Au niveau fiscal ensuite. Notre fiscalité, on l’a vu, est meurtrière en ce qui concerne les droits de transmission, ce qui a provoqué la disparition ou la vente d’un trop grand nombre d’entreprises patrimoniales et familiales dans notre pays. Il faut simplifier et rendre lisible et stable notre système fiscal. Il faut alléger la fiscalité sur les entreprises, sur le capital, mettre en place un système fiscal attractif pour l’investissement des entreprises et pour l’épargne. Le coût de ces allègements sera compensé par la croissance qui sera favorisée. Il faut mieux accompagner le financement de la croissance. L’autofinancement, qui est le mode de financement privilégié de ces entreprises, est au plus bas en France depuis plusieurs années, bien inférieur à celui des entreprises allemandes.

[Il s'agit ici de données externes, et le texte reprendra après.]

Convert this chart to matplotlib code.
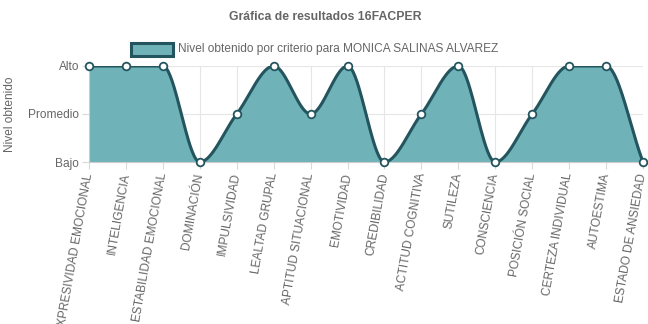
import numpy as np
import matplotlib
matplotlib.use("Agg")
import matplotlib.pyplot as plt
from matplotlib.patches import Rectangle

plt.rcParams['font.family'] = ['Liberation Sans', 'DejaVu Sans']

categories = ["EXPRESIVIDAD EMOCIONAL", "INTELIGENCIA", "ESTABILIDAD EMOCIONAL",
              "DOMINACIÓN", "IMPULSIVIDAD", "LEALTAD GRUPAL", "APTITUD SITUACIONAL",
              "EMOTIVIDAD", "CREDIBILIDAD", "ACTITUD COGNITIVA", "SUTILEZA",
              "CONSCIENCIA", "POSICIÓN SOCIAL", "CERTEZA INDIVIDUAL", "AUTOESTIMA",
              "ESTADO DE ANSIEDAD"]
# 0 = Bajo, 1 = Promedio, 2 = Alto
levels = [2, 2, 2, 0, 1, 2, 1, 2, 0, 1, 2, 0, 1, 2, 2, 0]
level_labels = ["Bajo", "Promedio", "Alto"]
series_name = "Nivel obtenido por criterio para MONICA SALINAS ALVAREZ"

fill_color = "#6fb3b8"
line_color = "#24555e"
text_color = "#666666"


def monotone_curve(y, steps=40):
    # same idea as chart.js cubicInterpolationMode 'monotone'
    y = np.asarray(y, dtype=float)
    n = len(y)
    d = np.diff(y)
    m = np.zeros(n)
    m[0], m[-1] = d[0], d[-1]
    for i in range(1, n - 1):
        m[i] = 0 if d[i - 1] * d[i] <= 0 else (d[i - 1] + d[i]) / 2
    for i in range(n - 1):
        if d[i] == 0:
            m[i] = m[i + 1] = 0
            continue
        a, b = m[i] / d[i], m[i + 1] / d[i]
        s = a * a + b * b
        if s > 9:
            tau = 3 / np.sqrt(s)
            m[i], m[i + 1] = tau * a * d[i], tau * b * d[i]
    xs, ys = [], []
    t = np.linspace(0, 1, steps)
    for i in range(n - 1):
        h00 = 2 * t**3 - 3 * t**2 + 1
        h10 = t**3 - 2 * t**2 + t
        h01 = -2 * t**3 + 3 * t**2
        h11 = t**3 - t**2
        xs.append(i + t)
        ys.append(h00 * y[i] + h10 * m[i] + h01 * y[i + 1] + h11 * m[i + 1])
    return np.concatenate(xs), np.concatenate(ys)


x = np.arange(len(categories))
cx, cy = monotone_curve(levels)

fig = plt.figure(figsize=(6.48, 3.24), dpi=100)
ax = fig.add_axes([89 / 648, 1 - 162 / 324, (643 - 89) / 648, 96 / 324])

ax.fill_between(cx, 0, cy, color=fill_color, alpha=1, lw=0, zorder=2)
ax.plot(cx, cy, color=line_color, lw=2.2, zorder=3, solid_capstyle='round')
ax.plot(x, levels, 'o', ms=5.5, mfc='white', mec=line_color, mew=1.3,
        zorder=4, clip_on=False)

ax.set_xlim(0, len(categories) - 1)
ax.set_ylim(0, 2)
ax.set_yticks([0, 1, 2])
ax.set_yticklabels(level_labels, fontsize=8.6, color=text_color)
ax.set_xticks(x)
ax.set_xticklabels(categories, fontsize=8.6, color=text_color, rotation=80,
                   ha='right', va='center', rotation_mode='anchor')
ax.tick_params(axis='both', length=5, color='#d9d9d9', pad=2)
ax.tick_params(axis='x', pad=3)
ax.grid(True, color='#e6e6e6', lw=0.8, zorder=0)
ax.set_axisbelow(True)
for side in ['top', 'right']:
    ax.spines[side].set_visible(False)
for side in ['left', 'bottom']:
    ax.spines[side].set_color('#cccccc')
    ax.spines[side].set_linewidth(0.8)

fig.text(10 / 648, 1 - 114 / 324, "Nivel obtenido", rotation=90, ha='center',
         va='center', fontsize=8.6, color=text_color)
fig.text(325 / 648, 1 - 17 / 324, "Gráfica de resultados 16FACPER", ha='center',
         va='center', fontsize=8.8, fontweight='bold', color=text_color)

# legend like chart.js
fig.patches.append(Rectangle((131 / 648, 1 - 56 / 324), 42 / 648, 13 / 324,
                             transform=fig.transFigure, facecolor=fill_color,
                             edgecolor=line_color, lw=2.2))
fig.text(178 / 648, 1 - 49 / 324, series_name, ha='left', va='center',
         fontsize=8.6, color=text_color)

fig.savefig("out.png", dpi=100)
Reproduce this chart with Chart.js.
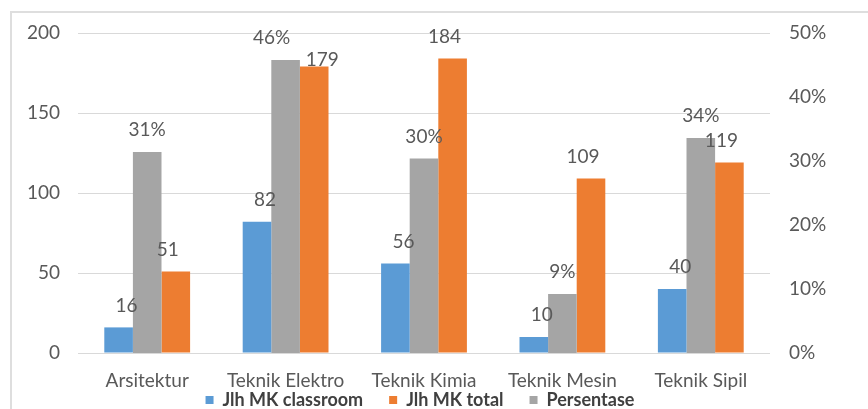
<!DOCTYPE html>
<html>
<head>
<meta charset="utf-8">
<script src="https://cdn.jsdelivr.net/npm/chart.js@4/dist/chart.umd.min.js"></script>
<style>
  html, body { margin: 0; padding: 0; background: #fff; overflow: hidden; }
  #wrap { position: relative; width: 868px; height: 409px; }
  #frame { position: absolute; left: 10px; top: 11px; width: 900px; height: 420px; border: 2px solid #dedede; box-sizing: border-box; }
  #c { position: absolute; left: 0; top: 0; }
</style>
</head>
<body>
<div id="wrap">
  <div id="frame"></div>
  <canvas id="c" width="868" height="409"></canvas>
</div>
<script>
const categories = ["Arsitektur", "Teknik Elektro", "Teknik Kimia", "Teknik Mesin", "Teknik Sipil"];
const mkClassroom = [16, 82, 56, 10, 40];
const mkTotal = [51, 179, 184, 109, 119];
const persentase = [0.314, 0.458, 0.304, 0.092, 0.336];
const leftTicks = [0, 50, 100, 150, 200];
const rightTicks = [0, 0.1, 0.2, 0.3, 0.4, 0.5];

const TEXT = '#595959';
const FONT = 'Lato, "Open Sans", sans-serif';

// label placement style: per-dataset horizontal shift and a couple of collision nudges
const labelShift = [8, 0, -8];
const labelNudges = { '1:1': [-14, 0], '2:1': [16, 15] };

const labelPlugin = {
  id: 'barLabels',
  afterDatasetsDraw(chart) {
    const ctx = chart.ctx;
    ctx.save();
    ctx.font = '19px ' + FONT;
    ctx.fillStyle = TEXT;
    ctx.textAlign = 'center';
    ctx.textBaseline = 'middle';
    chart.data.datasets.forEach((ds, di) => {
      const meta = chart.getDatasetMeta(di);
      meta.data.forEach((bar, i) => {
        const v = ds.data[i];
        const txt = ds.yAxisID === 'y1' ? Math.round(v * 100) + '%' : String(v);
        const n = labelNudges[di + ':' + i] || [0, 0];
        ctx.fillText(txt, bar.x + labelShift[di] + n[0], bar.y - 22 + n[1]);
      });
    });
    ctx.restore();
  }
};

const legendOrder = [0, 2, 1];

new Chart(document.getElementById('c'), {
  type: 'bar',
  data: {
    labels: categories,
    datasets: [
      { label: 'Jlh MK classroom', data: mkClassroom, backgroundColor: '#5B9BD5', yAxisID: 'y' },
      { label: 'Persentase', data: persentase, backgroundColor: '#A5A5A5', yAxisID: 'y1' },
      { label: 'Jlh MK total', data: mkTotal, backgroundColor: '#ED7D31', yAxisID: 'y' }
    ]
  },
  options: {
    responsive: false,
    animation: false,
    layout: { padding: { top: 33, left: 0, right: 28, bottom: -10 } },
    datasets: { bar: { categoryPercentage: 0.62, barPercentage: 1.0 } },
    plugins: {
      tooltip: { enabled: false },
      legend: {
        position: 'bottom',
        labels: {
          color: '#404040',
          font: { family: FONT, size: 18, weight: 'bold' },
          boxWidth: 8,
          boxHeight: 8,
          padding: 26,
          sort: (a, b) => legendOrder.indexOf(a.datasetIndex) - legendOrder.indexOf(b.datasetIndex)
        }
      }
    },
    scales: {
      x: {
        grid: { display: false, drawTicks: false },
        border: { display: false },
        afterFit: s => { s.height = 12; },
        ticks: { color: TEXT, font: { family: FONT, size: 19 }, mirror: true, padding: -39.4, maxRotation: 0, autoSkip: false }
      },
      y: {
        position: 'left',
        min: 0, max: 200,
        afterBuildTicks: s => { s.ticks = leftTicks.map(v => ({ value: v })); },
        afterFit: s => { s.width = 78; },
        grid: { color: '#d9d9d9', drawTicks: false },
        border: { display: false },
        ticks: { color: TEXT, font: { family: FONT, size: 19 }, padding: 18 }
      },
      y1: {
        position: 'right',
        min: 0, max: 0.5,
        afterBuildTicks: s => { s.ticks = rightTicks.map(v => ({ value: v })); },
        afterFit: s => { s.width = 70; },
        grid: { display: false, drawTicks: false },
        border: { display: false },
        ticks: { color: TEXT, font: { family: FONT, size: 19 }, padding: 19,
          callback: v => Math.round(v * 100) + '%' }
      }
    }
  },
  plugins: [labelPlugin]
});
</script>
</body>
</html>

En outre, les actionnaires familiaux non dirigeants sont tellement fiscalisés que l’investissement productif est freiné de ce fait. Il convient aussi d’aider les entrepreneurs à recourir davantage à du conseil extérieur, à renforcer l’information et l’accompagnement des dirigeants ce qui peut les aider pour leur développement, pour leur donner des outils de structuration financière, pour envisager leur transmission. Le soutien à l’innovation est également essentiel, à ce titre je me félicite de la labellisation French Tech pour la ville de Laval, Préfecture de la Mayenne.

Il convient enfin de valoriser l’image des entreprises patrimoniales françaises et de promouvoir leurs performances et leurs valeurs. Le dynamisme de ces entreprises, le courage de ces entrepreneurs doivent être reconnus. La relance économique de notre pays en dépend.